The issue seems to actually not be related to SwiftUI's lists. That is one thing I originally considered, but the performance issues are still present if you just stack the IfLetStores on top of each other, wrapped in a ZStack for example.

It's not that it's related to lists, it is related to how well SwiftUI can employ its "smarts" to do a better job than doing things naively. Lists can typically lazily delay work if it has enough information to do so. For example, typically the only views created in a List are the ones that are visible. But doing conditionals, or using AnyView, erases all of that information, and then it has no choice but to do the naive thing and construct the view for every row immediately, not just the visible ones.

And so the fact that the performance problem persists when ditching the List is not surprising. In fact, it's very much expected!
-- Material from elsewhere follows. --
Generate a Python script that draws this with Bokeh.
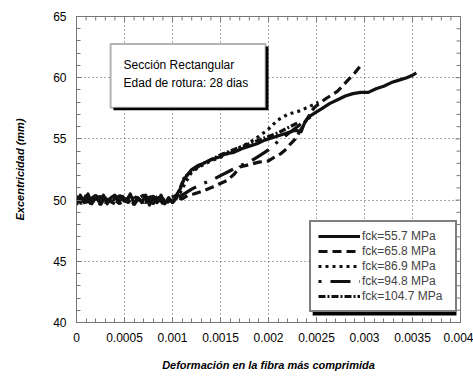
import numpy as np
from bokeh.plotting import figure
from bokeh.models import (Range1d, SingleIntervalTicker, NumeralTickFormatter,
                          Legend, LegendItem, BoxAnnotation, Label)
from bokeh.embed import file_html
from bokeh.resources import INLINE

FONT = "Liberation Sans"

# Strain in the most compressed fibre vs. eccentricity (mm), five concrete strengths
strain_557 = [0, 0.00004, 0.00008, 0.00012, 0.00016, 0.0002, 0.00024, 0.00028, 0.00032, 0.00036,
              0.0004, 0.00044, 0.00048, 0.00052, 0.00056, 0.0006, 0.00064, 0.00068, 0.00072, 0.00076,
              0.0008, 0.00084, 0.00088, 0.00092, 0.00096, 0.001, 0.00104,
              0.00108, 0.00112, 0.00116, 0.0012, 0.00126, 0.00132, 0.0014, 0.00148, 0.00156, 0.00164,
              0.00172, 0.0018, 0.00188, 0.00196, 0.00204, 0.00212, 0.0022, 0.00228, 0.00234, 0.00238,
              0.00242, 0.00248, 0.00256, 0.00264, 0.00272, 0.0028, 0.00288, 0.00296, 0.00304, 0.00312,
              0.0032, 0.00328, 0.00336, 0.00344, 0.0035, 0.00354]
exc_557 = [49.6, 50.4, 49.8, 50.5, 49.7, 50.3, 49.8, 50.4, 49.7, 50.2,
           50.4, 49.8, 50.3, 49.9, 50.5, 49.7, 50.2, 49.8, 50.4, 49.6,
           50.3, 49.8, 50.4, 49.7, 50.2, 49.8, 50.4,
           50.9, 51.7, 52.1, 52.5, 52.8, 53.0, 53.3, 53.5, 53.8, 53.9,
           54.2, 54.4, 54.6, 54.9, 55.1, 55.3, 55.5, 55.7, 55.6, 56.4,
           56.8, 57.1, 57.5, 57.9, 58.2, 58.5, 58.7, 58.8, 58.8, 59.1,
           59.3, 59.6, 59.8, 60.0, 60.2, 60.4]

strain_658 = [0, 0.00005, 0.0001, 0.00015, 0.0002, 0.00025, 0.0003, 0.00035, 0.0004, 0.00045,
              0.0005, 0.00055, 0.0006, 0.00065, 0.0007, 0.00075, 0.0008, 0.00085, 0.0009, 0.00095,
              0.001, 0.00105, 0.0011, 0.00116, 0.00122, 0.0013, 0.0014, 0.00148, 0.00157, 0.00164,
              0.0017, 0.0018, 0.0019, 0.002, 0.00206, 0.00213, 0.00219, 0.00223, 0.00228, 0.00234,
              0.0024, 0.00247, 0.00253, 0.0026, 0.00266, 0.00272, 0.00278, 0.00284, 0.0029, 0.00295]
exc_658 = [50.3, 49.7, 50.4, 49.8, 50.2, 49.6, 50.3, 49.9, 49.7, 50.4,
           49.8, 50.3, 49.6, 50.2, 50.4, 49.8, 50.1, 50.3, 49.7, 50.2,
           49.8, 50.2, 50.1, 50.4, 50.5, 50.7, 51.0, 51.3, 51.6, 52.1,
           52.7, 52.9, 53.1, 53.2, 53.5, 53.8, 54.2, 54.6, 55.0, 55.8,
           56.6, 57.5, 57.9, 58.3, 58.6, 58.9, 59.4, 59.9, 60.4, 60.9]

strain_869 = [0, 0.00006, 0.00012, 0.00018, 0.00024, 0.0003, 0.00036, 0.00042, 0.00048, 0.00054,
              0.0006, 0.00066, 0.00072, 0.00078, 0.00084, 0.0009, 0.00096, 0.00102,
              0.00108, 0.00114, 0.0012, 0.0013, 0.0014, 0.0015, 0.0016, 0.0017, 0.0018, 0.0019,
              0.002, 0.00209, 0.0022, 0.00233, 0.00244, 0.00252]
exc_869 = [50.1, 49.8, 50.3, 50.0, 49.7, 50.2, 49.9, 50.3, 50.1, 49.8,
           50.2, 50.0, 49.8, 50.3, 49.9, 50.1, 50.0, 50.3,
           50.6, 51.5, 52.3, 52.8, 53.2, 53.5, 53.9, 54.3, 54.7, 55.2,
           55.8, 56.5, 57.0, 57.3, 57.7, 58.0]

strain_948 = [0, 0.00005, 0.0001, 0.00015, 0.0002, 0.00025, 0.0003, 0.00035, 0.0004, 0.00045,
              0.0005, 0.00055, 0.0006, 0.00065, 0.0007, 0.00075, 0.0008, 0.00085, 0.0009, 0.00095,
              0.001, 0.00108, 0.0012, 0.0013, 0.0014, 0.0015, 0.0016, 0.0017, 0.0018, 0.0019,
              0.002, 0.0021, 0.0022, 0.0023, 0.0024, 0.00248]
exc_948 = [49.9, 50.3, 49.8, 50.1, 50.4, 49.9, 50.2, 49.7, 50.1, 50.3,
           49.9, 50.0, 50.3, 49.8, 50.2, 50.0, 49.7, 50.2, 50.1, 49.9,
           50.2, 50.3, 50.9, 51.3, 51.6, 52.0, 52.4, 52.8, 53.1, 53.6,
           54.1, 54.8, 55.4, 56.0, 56.6, 57.0]

strain_1047 = [0, 0.00005, 0.0001, 0.00015, 0.0002, 0.00025, 0.0003, 0.00035, 0.0004, 0.00045,
               0.0005, 0.00055, 0.0006, 0.00065, 0.0007, 0.00075, 0.0008, 0.00085, 0.0009, 0.00095,
               0.001, 0.00104, 0.00108, 0.00112, 0.0012, 0.0013, 0.0014, 0.0015, 0.0016, 0.0017,
               0.0018, 0.0019, 0.002, 0.0021, 0.0022, 0.0023]
exc_1047 = [50.3, 49.9, 50.1, 49.7, 50.2, 50.3, 49.8, 50.1, 50.0, 49.7,
            50.2, 49.9, 50.3, 50.1, 49.8, 50.2, 50.3, 49.9, 50.1, 49.8,
            50.3, 50.1, 51.0, 51.8, 52.4, 52.9, 53.3, 53.7, 54.0, 54.3,
            54.6, 54.9, 55.2, 55.5, 55.9, 56.3]

series_labels = ["fck=55.7 MPa", "fck=65.8 MPa", "fck=86.9 MPa", "fck=94.8 MPa", "fck=104.7 MPa"]

x_ticks = [0, 0.0005, 0.001, 0.0015, 0.002, 0.0025, 0.003, 0.0035, 0.004]
y_ticks = [40, 45, 50, 55, 60, 65]
N_MINOR = 5

p = figure(width=473, height=376, output_backend="svg", toolbar_location=None,
           x_range=Range1d(x_ticks[0], x_ticks[-1]), y_range=Range1d(y_ticks[0], y_ticks[-1]),
           min_border_left=76, min_border_right=13, min_border_top=16, min_border_bottom=54,
           background_fill_color="white", border_fill_color="white")
p.outline_line_color = "#777777"
p.outline_line_width = 1

x_ticker = SingleIntervalTicker(interval=x_ticks[1] - x_ticks[0], num_minor_ticks=N_MINOR)
y_ticker = SingleIntervalTicker(interval=y_ticks[1] - y_ticks[0], num_minor_ticks=N_MINOR)

AX_COLOR = "#777777"

def style_axis(ax):
    ax.axis_line_color = AX_COLOR
    ax.major_tick_line_color = AX_COLOR
    ax.minor_tick_line_color = AX_COLOR
    ax.major_tick_in = 5
    ax.major_tick_out = 0
    ax.minor_tick_in = 4
    ax.minor_tick_out = 0
    ax.major_label_text_font = FONT
    ax.major_label_text_font_size = "12px"
    ax.major_label_text_color = "black"
    ax.major_label_standoff = 10
    ax.axis_label_text_font = FONT
    ax.axis_label_text_font_size = "11px"
    ax.axis_label_text_font_style = "bold italic"
    ax.axis_label_text_color = "black"

xa = p.xaxis[0]
xa.ticker = x_ticker
xa.formatter = NumeralTickFormatter(format="0.[0000]")
style_axis(xa)
xa.axis_label = "Deformación en la fibra más comprimida"
xa.axis_label_standoff = 14

ya = p.yaxis[0]
ya.ticker = y_ticker
style_axis(ya)
ya.axis_label = "Excentricidad (mm)"
ya.axis_label_standoff = 24

for g in (p.xgrid[0], p.ygrid[0]):
    g.grid_line_color = "#555555"
    g.grid_line_dash = "1 3"
    g.grid_line_width = 1
p.xgrid[0].ticker = x_ticker
p.ygrid[0].ticker = y_ticker

# mirrored inward ticks on the top and right frame edges (clipped to the frame)
def tick_positions(ticks):
    major = np.array(ticks, dtype=float)
    step = (major[1] - major[0]) / N_MINOR
    minor = np.concatenate([major[i] + step * np.arange(1, N_MINOR) for i in range(len(major) - 1)])
    return major, minor

xmaj, xmin = tick_positions(x_ticks)
ymaj, ymin = tick_positions(y_ticks)
top = y_ticks[-1]
right = x_ticks[-1]
p.scatter(xmaj, [top] * len(xmaj), marker="dash", size=10, angle=np.pi / 2, line_color=AX_COLOR, line_width=1)
p.scatter(xmin, [top] * len(xmin), marker="dash", size=8, angle=np.pi / 2, line_color=AX_COLOR, line_width=1)
p.scatter([right] * len(ymaj), ymaj, marker="dash", size=10, line_color=AX_COLOR, line_width=1)
p.scatter([right] * len(ymin), ymin, marker="dash", size=8, line_color=AX_COLOR, line_width=1)

ink = "#111111"
lw = 3.2
r1 = p.line(strain_557, exc_557, line_color=ink, line_width=lw, line_join="round")
r2 = p.line(strain_658, exc_658, line_color=ink, line_width=lw, line_dash="9 5")
r3 = p.line(strain_869, exc_869, line_color=ink, line_width=lw, line_dash="3 4")
r4 = p.line(strain_948, exc_948, line_color=ink, line_width=lw, line_dash="3 9 20 9")
r5 = p.line(strain_1047, exc_1047, line_color=ink, line_width=lw, line_dash="7 2 2 2")

# note box with drop shadow
p.add_layout(BoxAnnotation(left=0.000385, right=0.00200, top=62.55, bottom=57.35,
                           fill_color="black", fill_alpha=1, line_alpha=0, level="annotation"))
p.add_layout(BoxAnnotation(left=0.000355, right=0.00197, top=62.75, bottom=57.55,
                           fill_color="white", fill_alpha=1, line_color="black", line_width=2,
                           level="annotation"))
for txt, yy in (("Sección Rectangular", 61.0), ("Edad de rotura: 28 dias", 59.6)):
    p.add_layout(Label(x=0.00049, y=yy, text=txt, text_font=FONT, text_font_size="12px",
                       text_baseline="middle", text_color="black"))

# legend shadow
p.add_layout(BoxAnnotation(left=0.00246, right=0.003958, top=47.7, bottom=40.57,
                           fill_color="black", fill_alpha=1, line_alpha=0, level="annotation"))

legend = Legend(items=[LegendItem(label=l, renderers=[r]) for l, r in
                       zip(series_labels, [r1, r2, r3, r4, r5])],
                location=(233, 10), orientation="vertical",
                border_line_color="black", border_line_width=2,
                background_fill_color="white", background_fill_alpha=1,
                label_text_font=FONT, label_text_font_size="12px",
                glyph_width=42, glyph_height=14, label_height=14, label_width=86,
                label_standoff=2, spacing=1, padding=7, margin=0)
p.add_layout(legend)

open("out.html", "w").write(file_html(p, INLINE))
You have removed the one thing that can layer on some smarts to delay executing work and instead forced SwiftUI to execute everything all at once. And vanilla SwiftUI would struggle with the exact same set up.

I believe this is a very good discussion to have (and there has been a similar one in the past), but I don't really think it's an issue with the library. There may be room for improvement in some of the tools, but that needs more experimentation to see what can be done. And perhaps docs can be improved there, and so we are open to ideas for that too.

I think for now it would be best to convert this to a discussion, and for everyone to keep sharing their findings. We are always on the look out for improvements to be made, and we would love to see anything the community uncovers.